Carnevale valdostano

Canti, danze, scherzi e un pizzico di follia. In Valle d’Aosta c’è un momento dell’anno in cui è concessa una dose abbondante di bonari eccessi e frenesia. Ad una condizione: che l’intera festa si svolga rigorosamente in maschera. L’occasione – tanto attesa dai valdostani ma anche dai turisti – è rappresentata dai vari Carnevali che animano la regione da fine gennaio a metà febbraio. Tra questi, uno dei più importanti e storici è il Carnevale della “Coumba Freida”, ossia quello della fredda Valle del Gran San Bernardo.
In questo periodo tutti i comuni della vallata – tra cui quelli di Doues, Allein, Saint-Rhémy-en-Bosses, Saint-Oyen, Etroubles e Gignod – hanno consuetudini simili, all’insegna di un Carnevale particolare, carico di mistero, storia e tanta stravaganza tutta da scoprire.

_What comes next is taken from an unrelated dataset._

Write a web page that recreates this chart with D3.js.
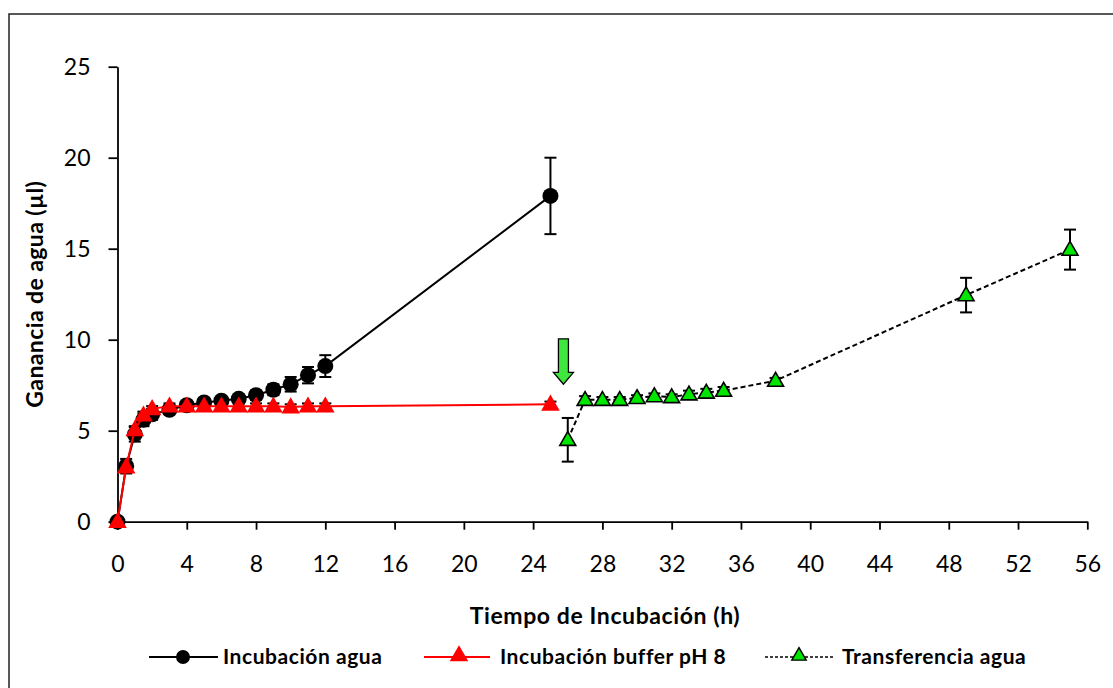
<!DOCTYPE html>
<html>
<head>
<meta charset="utf-8">
<script src="https://cdn.jsdelivr.net/npm/d3@7"></script>
<style>
  body { margin: 0; background: #fff; }
  svg { display: block; font-family: Lato, 'Open Sans', sans-serif; }
</style>
</head>
<body>
<div id="app"></div>
<script>
// tiempos (h) y ganancia de agua (µl)
const aguaT = [0, 0.5, 1, 1.5, 2, 3, 4, 5, 6, 7, 8, 9, 10, 11, 12, 25]
const aguaV = [0, 3.05, 4.8, 5.6, 5.9, 6.15, 6.4, 6.55, 6.65, 6.75, 6.95, 7.25, 7.55, 8.05, 8.55, 17.9]
const aguaE = [0, 0.4, 0.4, 0.35, 0.3, 0.2, 0.2, 0.2, 0.2, 0.2, 0.25, 0.3, 0.4, 0.45, 0.6, 2.1]

const bufferT = [0, 0.5, 1, 1.5, 2, 3, 4, 5, 6, 7, 8, 9, 10, 11, 12, 25]
const bufferV = [0, 3.0, 5.05, 5.85, 6.2, 6.35, 6.35, 6.35, 6.35, 6.35, 6.35, 6.35, 6.3, 6.35, 6.35, 6.45]
const bufferE = [0, 0.2, 0.2, 0.2, 0.15, 0.15, 0.15, 0.15, 0.15, 0.15, 0.15, 0.15, 0.15, 0.15, 0.15, 0.15]

const transT = [26, 27, 28, 29, 30, 31, 32, 33, 34, 35, 38, 49, 55]
const transV = [4.5, 6.7, 6.7, 6.7, 6.8, 6.9, 6.85, 7.0, 7.1, 7.2, 7.75, 12.45, 14.95]
const transE = [1.2, 0.2, 0.15, 0.15, 0.15, 0.15, 0.15, 0.2, 0.2, 0.2, 0.15, 0.95, 1.1]

const xTicks = d3.range(0, 57, 4)
const yTicks = [0, 5, 10, 15, 20, 25]

const W = 1113, H = 688

const svg = d3.select('#app').append('svg')
    .attr('width', W)
    .attr('height', H)

// marco exterior
svg.append('rect')
    .attr('x', 9).attr('y', 14)
    .attr('width', W).attr('height', H)
    .attr('fill', 'none')
    .attr('stroke', '#222')
    .attr('stroke-width', 1.5)

const x = d3.scaleLinear().domain([0, 56]).range([117.5, 1087.3])
const y = d3.scaleLinear().domain([0, 25]).range([521.7, 66.7])

const xAxis = d3.axisBottom(x).tickValues(xTicks).tickSize(8).tickSizeOuter(0).tickPadding(26)
const yAxis = d3.axisLeft(y).tickValues(yTicks).tickSize(9).tickSizeOuter(0).tickPadding(18)

const gx = svg.append('g')
    .attr('transform', 'translate(0,' + y(0) + ')')
    .call(xAxis)
const gy = svg.append('g')
    .attr('transform', 'translate(' + x(0) + ',0)')
    .call(yAxis)

;[gx, gy].forEach(g => {
    g.select('.domain').attr('stroke', '#000').attr('stroke-width', 1.8)
    g.selectAll('.tick line').attr('stroke', '#000').attr('stroke-width', 1.8)
    g.selectAll('.tick text')
        .attr('fill', '#000')
        .style('font-size', '23px')
        .style('font-family', 'Lato, sans-serif')
})

// titulos de ejes
svg.append('text')
    .attr('x', 605).attr('y', 624)
    .attr('text-anchor', 'middle')
    .style('font-size', '23px')
    .style('font-weight', 'bold')
    .style('letter-spacing', '0.6px')
    .text('Tiempo de Incubación  (h)')

svg.append('text')
    .attr('transform', 'translate(43,' + (y(0) + y(25)) / 2 + ') rotate(-90)')
    .attr('text-anchor', 'middle')
    .style('font-size', '23px')
    .style('font-weight', 'bold')
    .style('letter-spacing', '0.4px')
    .text('Ganancia de agua  (µl)')

const toPts = (t, v, e) => t.map((d, i) => ({t: d, v: v[i], e: e[i]}))
const agua = toPts(aguaT, aguaV, aguaE)
const buffer = toPts(bufferT, bufferV, bufferE)
const trans = toPts(transT, transV, transE)

const line = d3.line().x(d => x(d.t)).y(d => y(d.v))

const errorBars = (data) => {
    const g = svg.append('g')
    data.filter(d => d.e > 0).forEach(d => {
        g.append('line')
            .attr('x1', x(d.t)).attr('x2', x(d.t))
            .attr('y1', y(d.v - d.e)).attr('y2', y(d.v + d.e))
            .attr('stroke', '#000').attr('stroke-width', 2)
        ;[d.v - d.e, d.v + d.e].forEach(c => {
            g.append('line')
                .attr('x1', x(d.t) - 6).attr('x2', x(d.t) + 6)
                .attr('y1', y(c)).attr('y2', y(c))
                .attr('stroke', '#000').attr('stroke-width', 2)
        })
    })
}

const tri = d3.symbol().type(d3.symbolTriangle)

// serie 1: incubacion agua
errorBars(agua)
svg.append('path')
    .datum(agua)
    .attr('d', line)
    .attr('fill', 'none')
    .attr('stroke', '#000')
    .attr('stroke-width', 2)
svg.append('g').selectAll('circle')
    .data(agua)
    .enter()
    .append('circle')
    .attr('cx', d => x(d.t))
    .attr('cy', d => y(d.v))
    .attr('r', 8)
    .attr('fill', '#000')

// serie 2: incubacion buffer pH 8
errorBars(buffer)
svg.append('path')
    .datum(buffer)
    .attr('d', line)
    .attr('fill', 'none')
    .attr('stroke', '#ff0000')
    .attr('stroke-width', 2)
svg.append('g').selectAll('path')
    .data(buffer)
    .enter()
    .append('path')
    .attr('d', tri.size(150))
    .attr('transform', d => 'translate(' + x(d.t) + ',' + (y(d.v) + 1) + ')')
    .attr('fill', '#ff0000')

// serie 3: transferencia agua
errorBars(trans)
svg.append('path')
    .datum(trans)
    .attr('d', line)
    .attr('fill', 'none')
    .attr('stroke', '#000')
    .attr('stroke-width', 2)
    .attr('stroke-dasharray', '5,3')
svg.append('g').selectAll('path')
    .data(trans)
    .enter()
    .append('path')
    .attr('d', tri.size(110))
    .attr('transform', d => 'translate(' + x(d.t) + ',' + (y(d.v) + 1) + ')')
    .attr('fill', '#00e600')
    .attr('stroke', '#000')
    .attr('stroke-width', 1.6)

// flecha verde
const ax = x(25.75), aTop = y(10.05), aNeck = y(8.2), aTip = y(7.55)
svg.append('path')
    .attr('d', 'M' + (ax - 5) + ',' + aTop + 'L' + (ax + 5) + ',' + aTop +
        'L' + (ax + 5) + ',' + aNeck + 'L' + (ax + 10) + ',' + aNeck +
        'L' + ax + ',' + aTip + 'L' + (ax - 10) + ',' + aNeck +
        'L' + (ax - 5) + ',' + aNeck + 'Z')
    .attr('fill', '#3ee63e')
    .attr('stroke', '#000')
    .attr('stroke-width', 1.3)

// leyenda
const legY = 657
const leg = svg.append('g')
    .style('font-size', '21px')
    .style('font-weight', 'bold')
    .style('letter-spacing', '0.55px')

leg.append('line').attr('x1', 149).attr('x2', 218).attr('y1', legY).attr('y2', legY)
    .attr('stroke', '#000').attr('stroke-width', 2)
leg.append('circle').attr('cx', 183).attr('cy', legY).attr('r', 7).attr('fill', '#000')
leg.append('text').attr('x', 223).attr('y', legY + 7).text('Incubación agua')

leg.append('line').attr('x1', 424).attr('x2', 490).attr('y1', legY).attr('y2', legY)
    .attr('stroke', '#ff0000').attr('stroke-width', 2)
leg.append('path').attr('d', tri.size(150))
    .attr('transform', 'translate(459,' + (legY - 1) + ')').attr('fill', '#ff0000')
leg.append('text').attr('x', 500).attr('y', legY + 7).text('Incubación buffer pH 8')

leg.append('line').attr('x1', 765).attr('x2', 833).attr('y1', legY).attr('y2', legY)
    .attr('stroke', '#000').attr('stroke-width', 1.5).attr('stroke-dasharray', '3,2')
leg.append('path').attr('d', tri.size(90))
    .attr('transform', 'translate(799,' + (legY - 1) + ')')
    .attr('fill', '#00e600').attr('stroke', '#000').attr('stroke-width', 1.4)
leg.append('text').attr('x', 842).attr('y', legY + 7).text('Transferencia agua')
</script>
</body>
</html>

I costumi tipici di questo Carnevale – le landzette – altro non sono che la trasposizione allegorica delle uniformi dei soldati francesi. Questi abiti costosi, confezionati interamente a mano, sono arricchiti di perline, pailettes e specchietti, che riflettono la luce e allontanano gli spiriti maligni. Infatti, è risaputo che, storicamente, il Carnevale è uno dei momenti per rivivere gli arcaici riti propiziatori legati alla fine dell’inverno e al risveglio della primavera.
Durante gli ultimi giorni di questa grandiosa festa si svolgono le sfilate ufficiali. Per esempio, a Saint-Rhémy-en-Bosses si può ammirare un corteo ricco di personaggi. Da Napoleone Bonaparte – talvolta a cavallo – alla guida, che sventola una bandiera e dirige la sfilata con una cornetta. A seguire, i suonatori, un inquietante diavolo che stuzzica le persone con il forcone, arlecchini e “demoiselles”, i colori delle landzette (prima i neri come simbolo dell’inverno e poi i bianchi per la bella stagione), lo toc e la tocca (il matto e la matta: due sposi anziani che litigano tutto il tempo e che rappresentano il tipico rovesciamento dei ruoli del carnevale). Infine, arriva l’orso, simbolo della natura e della fecondità.